WHAT IS ASKED:
Restate the data exactly as given and keep the pictures out.
** start of DATA TO PROCESS **
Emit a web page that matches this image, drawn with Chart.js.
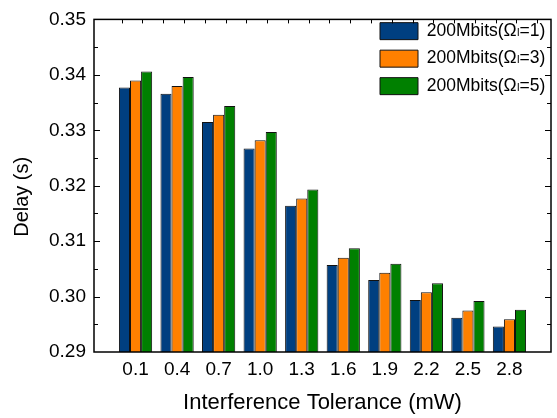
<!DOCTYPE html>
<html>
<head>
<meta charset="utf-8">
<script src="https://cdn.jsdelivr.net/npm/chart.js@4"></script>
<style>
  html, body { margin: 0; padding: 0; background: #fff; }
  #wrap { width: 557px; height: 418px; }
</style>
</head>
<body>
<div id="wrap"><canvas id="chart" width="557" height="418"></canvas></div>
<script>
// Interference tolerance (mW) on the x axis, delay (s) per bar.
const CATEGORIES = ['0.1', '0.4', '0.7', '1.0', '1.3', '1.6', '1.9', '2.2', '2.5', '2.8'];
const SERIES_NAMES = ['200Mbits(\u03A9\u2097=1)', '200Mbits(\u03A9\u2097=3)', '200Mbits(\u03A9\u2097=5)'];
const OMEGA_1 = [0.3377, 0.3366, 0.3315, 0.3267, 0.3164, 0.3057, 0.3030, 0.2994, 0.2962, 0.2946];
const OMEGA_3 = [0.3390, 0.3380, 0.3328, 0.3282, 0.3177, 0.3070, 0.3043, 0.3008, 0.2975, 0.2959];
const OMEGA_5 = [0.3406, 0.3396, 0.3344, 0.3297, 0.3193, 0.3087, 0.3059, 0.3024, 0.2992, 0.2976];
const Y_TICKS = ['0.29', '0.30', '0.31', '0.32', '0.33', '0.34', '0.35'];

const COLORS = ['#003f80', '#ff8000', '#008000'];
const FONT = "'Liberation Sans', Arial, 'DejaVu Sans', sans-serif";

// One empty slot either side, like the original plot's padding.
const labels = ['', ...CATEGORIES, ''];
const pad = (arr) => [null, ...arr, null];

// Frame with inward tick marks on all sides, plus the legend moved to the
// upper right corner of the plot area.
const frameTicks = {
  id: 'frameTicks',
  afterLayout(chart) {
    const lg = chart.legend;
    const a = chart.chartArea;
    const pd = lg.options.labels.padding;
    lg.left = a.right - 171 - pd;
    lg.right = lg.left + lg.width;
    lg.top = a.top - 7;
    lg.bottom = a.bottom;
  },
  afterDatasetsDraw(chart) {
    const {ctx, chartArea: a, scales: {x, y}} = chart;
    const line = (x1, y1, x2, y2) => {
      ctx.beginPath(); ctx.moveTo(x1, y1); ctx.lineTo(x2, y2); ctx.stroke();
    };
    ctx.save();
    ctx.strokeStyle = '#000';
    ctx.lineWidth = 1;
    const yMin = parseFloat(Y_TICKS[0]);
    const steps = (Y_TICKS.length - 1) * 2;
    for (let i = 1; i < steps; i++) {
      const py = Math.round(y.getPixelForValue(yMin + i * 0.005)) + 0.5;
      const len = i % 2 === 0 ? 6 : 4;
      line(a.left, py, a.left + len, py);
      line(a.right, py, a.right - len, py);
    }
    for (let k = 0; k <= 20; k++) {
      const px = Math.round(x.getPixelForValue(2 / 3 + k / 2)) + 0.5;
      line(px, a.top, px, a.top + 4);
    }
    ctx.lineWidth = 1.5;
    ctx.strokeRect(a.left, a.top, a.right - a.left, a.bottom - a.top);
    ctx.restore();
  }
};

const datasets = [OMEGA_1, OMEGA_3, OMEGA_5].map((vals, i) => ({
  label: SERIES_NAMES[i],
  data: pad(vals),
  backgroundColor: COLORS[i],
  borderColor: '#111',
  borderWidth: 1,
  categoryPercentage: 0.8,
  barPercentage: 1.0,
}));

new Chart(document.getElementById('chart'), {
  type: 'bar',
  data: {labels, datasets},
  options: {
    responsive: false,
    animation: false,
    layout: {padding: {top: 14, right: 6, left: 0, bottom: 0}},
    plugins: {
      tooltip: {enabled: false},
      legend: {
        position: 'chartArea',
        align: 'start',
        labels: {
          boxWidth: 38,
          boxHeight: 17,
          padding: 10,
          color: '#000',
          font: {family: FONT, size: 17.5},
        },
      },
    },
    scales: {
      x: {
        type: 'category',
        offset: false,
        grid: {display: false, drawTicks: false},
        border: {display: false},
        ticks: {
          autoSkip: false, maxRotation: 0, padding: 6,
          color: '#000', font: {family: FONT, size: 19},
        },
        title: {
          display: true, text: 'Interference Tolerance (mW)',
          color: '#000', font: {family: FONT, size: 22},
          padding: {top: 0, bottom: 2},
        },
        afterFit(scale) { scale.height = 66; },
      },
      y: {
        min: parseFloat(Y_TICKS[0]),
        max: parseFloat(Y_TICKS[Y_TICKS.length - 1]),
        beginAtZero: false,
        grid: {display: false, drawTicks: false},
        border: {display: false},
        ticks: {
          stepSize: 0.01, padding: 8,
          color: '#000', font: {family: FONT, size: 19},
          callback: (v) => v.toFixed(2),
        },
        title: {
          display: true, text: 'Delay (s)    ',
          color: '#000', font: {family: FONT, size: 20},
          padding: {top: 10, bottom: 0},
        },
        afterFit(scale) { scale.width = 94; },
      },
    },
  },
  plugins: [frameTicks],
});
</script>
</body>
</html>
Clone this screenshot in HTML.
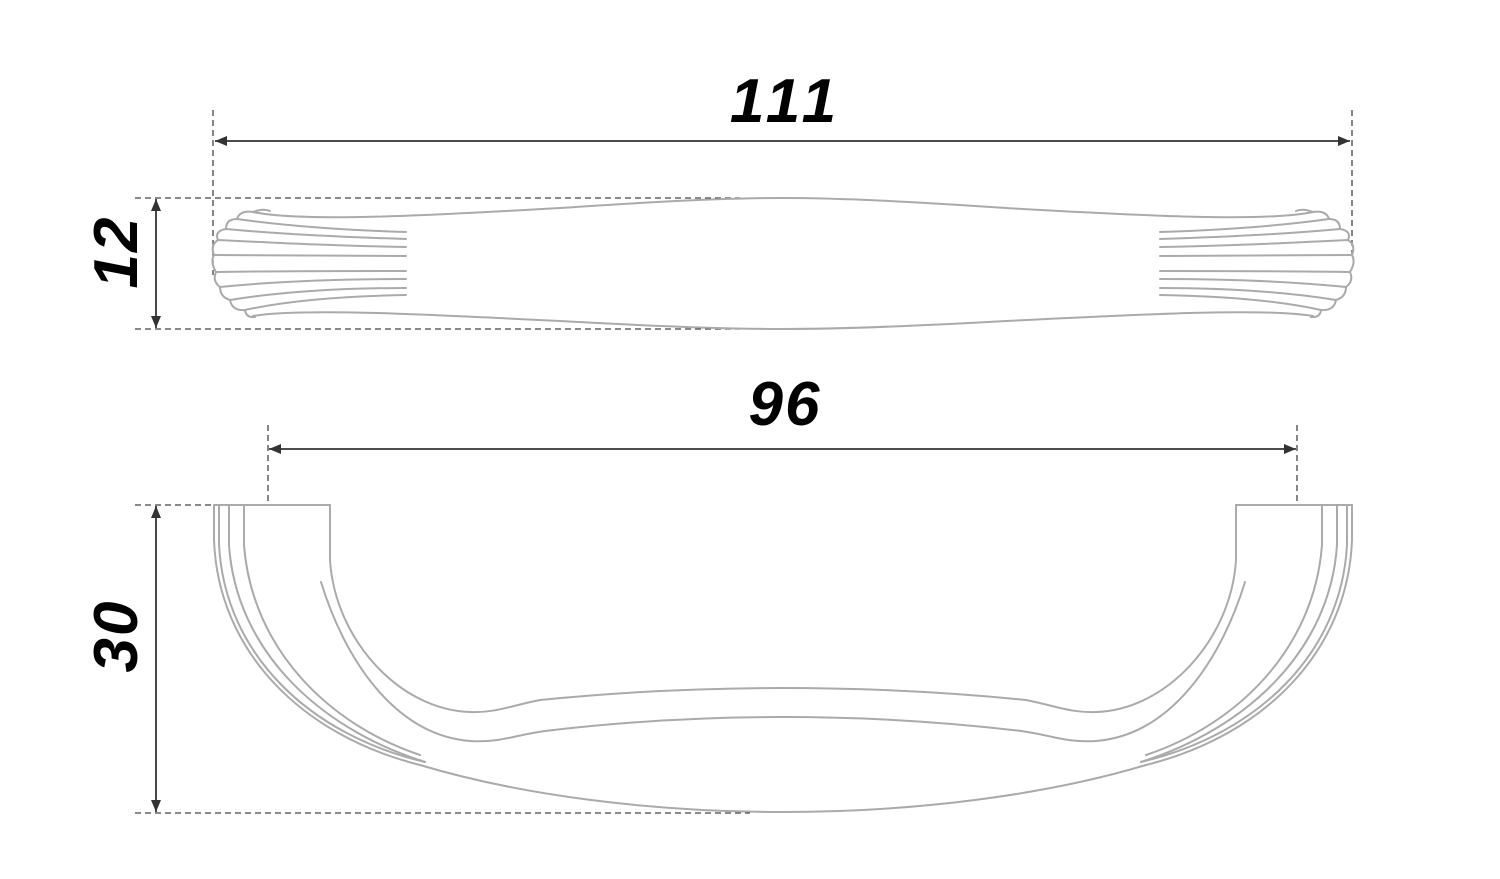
** end of DATA TO PROCESS **
THE RESPONSE:
Emit a web page that matches this image, drawn with Chart.js.
<!DOCTYPE html>
<html>
<head>
<meta charset="utf-8">
<script src="https://cdn.jsdelivr.net/npm/chart.js@4"></script>
<style>
  html, body { margin: 0; padding: 0; background: #fff; }
  #wrap { width: 557px; height: 418px; }
</style>
</head>
<body>
<div id="wrap"><canvas id="chart" width="557" height="418"></canvas></div>
<script>
// Interference tolerance (mW) on the x axis, delay (s) per bar.
const CATEGORIES = ['0.1', '0.4', '0.7', '1.0', '1.3', '1.6', '1.9', '2.2', '2.5', '2.8'];
const SERIES_NAMES = ['200Mbits(\u03A9\u2097=1)', '200Mbits(\u03A9\u2097=3)', '200Mbits(\u03A9\u2097=5)'];
const OMEGA_1 = [0.3377, 0.3366, 0.3315, 0.3267, 0.3164, 0.3057, 0.3030, 0.2994, 0.2962, 0.2946];
const OMEGA_3 = [0.3390, 0.3380, 0.3328, 0.3282, 0.3177, 0.3070, 0.3043, 0.3008, 0.2975, 0.2959];
const OMEGA_5 = [0.3406, 0.3396, 0.3344, 0.3297, 0.3193, 0.3087, 0.3059, 0.3024, 0.2992, 0.2976];
const Y_TICKS = ['0.29', '0.30', '0.31', '0.32', '0.33', '0.34', '0.35'];

const COLORS = ['#003f80', '#ff8000', '#008000'];
const FONT = "'Liberation Sans', Arial, 'DejaVu Sans', sans-serif";

// One empty slot either side, like the original plot's padding.
const labels = ['', ...CATEGORIES, ''];
const pad = (arr) => [null, ...arr, null];

// Frame with inward tick marks on all sides, plus the legend moved to the
// upper right corner of the plot area.
const frameTicks = {
  id: 'frameTicks',
  afterLayout(chart) {
    const lg = chart.legend;
    const a = chart.chartArea;
    const pd = lg.options.labels.padding;
    lg.left = a.right - 171 - pd;
    lg.right = lg.left + lg.width;
    lg.top = a.top - 7;
    lg.bottom = a.bottom;
  },
  afterDatasetsDraw(chart) {
    const {ctx, chartArea: a, scales: {x, y}} = chart;
    const line = (x1, y1, x2, y2) => {
      ctx.beginPath(); ctx.moveTo(x1, y1); ctx.lineTo(x2, y2); ctx.stroke();
    };
    ctx.save();
    ctx.strokeStyle = '#000';
    ctx.lineWidth = 1;
    const yMin = parseFloat(Y_TICKS[0]);
    const steps = (Y_TICKS.length - 1) * 2;
    for (let i = 1; i < steps; i++) {
      const py = Math.round(y.getPixelForValue(yMin + i * 0.005)) + 0.5;
      const len = i % 2 === 0 ? 6 : 4;
      line(a.left, py, a.left + len, py);
      line(a.right, py, a.right - len, py);
    }
    for (let k = 0; k <= 20; k++) {
      const px = Math.round(x.getPixelForValue(2 / 3 + k / 2)) + 0.5;
      line(px, a.top, px, a.top + 4);
    }
    ctx.lineWidth = 1.5;
    ctx.strokeRect(a.left, a.top, a.right - a.left, a.bottom - a.top);
    ctx.restore();
  }
};

const datasets = [OMEGA_1, OMEGA_3, OMEGA_5].map((vals, i) => ({
  label: SERIES_NAMES[i],
  data: pad(vals),
  backgroundColor: COLORS[i],
  borderColor: '#111',
  borderWidth: 1,
  categoryPercentage: 0.8,
  barPercentage: 1.0,
}));

new Chart(document.getElementById('chart'), {
  type: 'bar',
  data: {labels, datasets},
  options: {
    responsive: false,
    animation: false,
    layout: {padding: {top: 14, right: 6, left: 0, bottom: 0}},
    plugins: {
      tooltip: {enabled: false},
      legend: {
        position: 'chartArea',
        align: 'start',
        labels: {
          boxWidth: 38,
          boxHeight: 17,
          padding: 10,
          color: '#000',
          font: {family: FONT, size: 17.5},
        },
      },
    },
    scales: {
      x: {
        type: 'category',
        offset: false,
        grid: {display: false, drawTicks: false},
        border: {display: false},
        ticks: {
          autoSkip: false, maxRotation: 0, padding: 6,
          color: '#000', font: {family: FONT, size: 19},
        },
        title: {
          display: true, text: 'Interference Tolerance (mW)',
          color: '#000', font: {family: FONT, size: 22},
          padding: {top: 0, bottom: 2},
        },
        afterFit(scale) { scale.height = 66; },
      },
      y: {
        min: parseFloat(Y_TICKS[0]),
        max: parseFloat(Y_TICKS[Y_TICKS.length - 1]),
        beginAtZero: false,
        grid: {display: false, drawTicks: false},
        border: {display: false},
        ticks: {
          stepSize: 0.01, padding: 8,
          color: '#000', font: {family: FONT, size: 19},
          callback: (v) => v.toFixed(2),
        },
        title: {
          display: true, text: 'Delay (s)    ',
          color: '#000', font: {family: FONT, size: 20},
          padding: {top: 10, bottom: 0},
        },
        afterFit(scale) { scale.width = 94; },
      },
    },
  },
  plugins: [frameTicks],
});
</script>
</body>
</html>
Clone this screenshot in HTML.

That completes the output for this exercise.